== The input
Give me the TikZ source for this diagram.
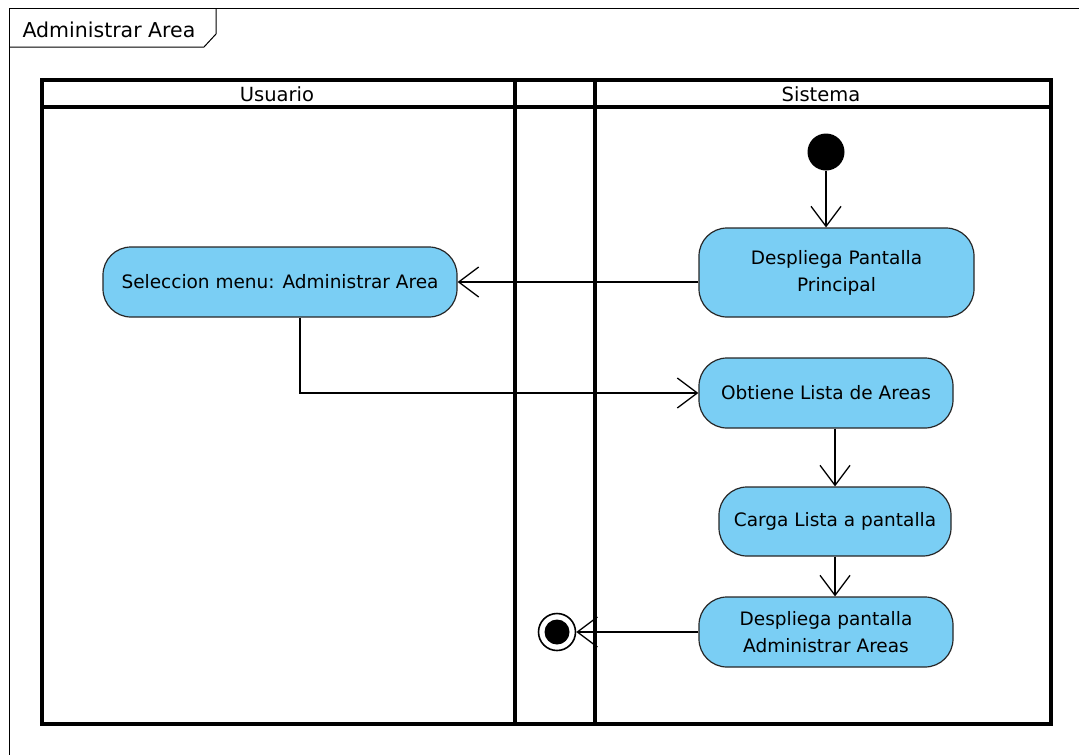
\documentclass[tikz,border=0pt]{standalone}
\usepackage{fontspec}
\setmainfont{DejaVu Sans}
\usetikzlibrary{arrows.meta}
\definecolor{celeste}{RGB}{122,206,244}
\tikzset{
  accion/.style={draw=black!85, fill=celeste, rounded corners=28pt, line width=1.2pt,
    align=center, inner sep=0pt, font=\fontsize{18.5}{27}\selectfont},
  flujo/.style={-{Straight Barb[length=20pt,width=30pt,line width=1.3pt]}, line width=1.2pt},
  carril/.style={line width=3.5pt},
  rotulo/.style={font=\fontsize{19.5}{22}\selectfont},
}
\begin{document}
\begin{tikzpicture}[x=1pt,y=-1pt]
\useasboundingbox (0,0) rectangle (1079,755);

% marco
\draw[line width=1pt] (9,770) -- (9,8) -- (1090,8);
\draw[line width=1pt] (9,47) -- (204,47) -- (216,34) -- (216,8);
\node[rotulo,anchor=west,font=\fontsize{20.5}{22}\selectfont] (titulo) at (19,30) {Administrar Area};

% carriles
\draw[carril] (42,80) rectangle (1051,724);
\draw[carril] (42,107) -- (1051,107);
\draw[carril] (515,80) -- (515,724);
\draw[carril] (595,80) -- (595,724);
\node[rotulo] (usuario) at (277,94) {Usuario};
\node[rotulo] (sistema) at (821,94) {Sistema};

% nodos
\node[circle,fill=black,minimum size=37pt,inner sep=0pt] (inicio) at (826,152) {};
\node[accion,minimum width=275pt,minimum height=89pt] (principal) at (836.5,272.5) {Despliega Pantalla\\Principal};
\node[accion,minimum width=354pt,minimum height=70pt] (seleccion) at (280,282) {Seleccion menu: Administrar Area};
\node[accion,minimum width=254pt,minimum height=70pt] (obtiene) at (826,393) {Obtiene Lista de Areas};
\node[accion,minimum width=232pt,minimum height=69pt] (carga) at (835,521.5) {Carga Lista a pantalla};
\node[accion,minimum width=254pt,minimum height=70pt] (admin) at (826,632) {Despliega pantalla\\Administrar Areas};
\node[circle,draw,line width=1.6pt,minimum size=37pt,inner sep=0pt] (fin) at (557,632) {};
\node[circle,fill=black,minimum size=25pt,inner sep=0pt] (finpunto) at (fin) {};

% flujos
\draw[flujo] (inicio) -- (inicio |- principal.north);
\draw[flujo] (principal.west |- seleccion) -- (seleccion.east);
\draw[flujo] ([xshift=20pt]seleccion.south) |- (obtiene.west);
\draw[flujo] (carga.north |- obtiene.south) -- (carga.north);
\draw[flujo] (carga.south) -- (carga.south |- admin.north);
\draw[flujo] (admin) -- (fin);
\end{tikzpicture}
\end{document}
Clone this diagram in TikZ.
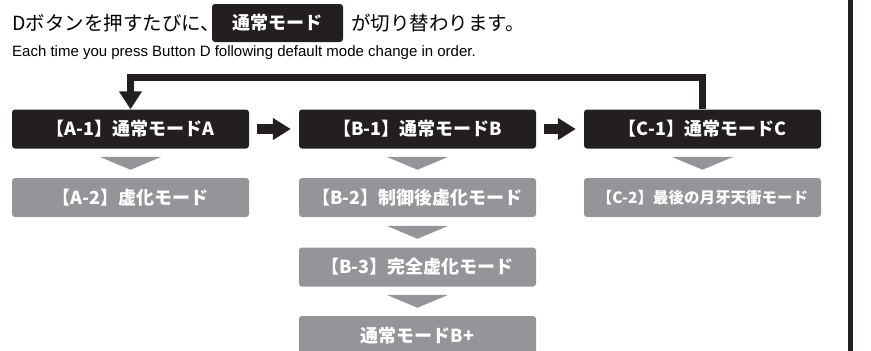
====
_Goal_
Identify and copy the lines holding the word "diagram".

_Solution below_
Give me the TikZ source for this diagram.
Clone this diagram in TikZ.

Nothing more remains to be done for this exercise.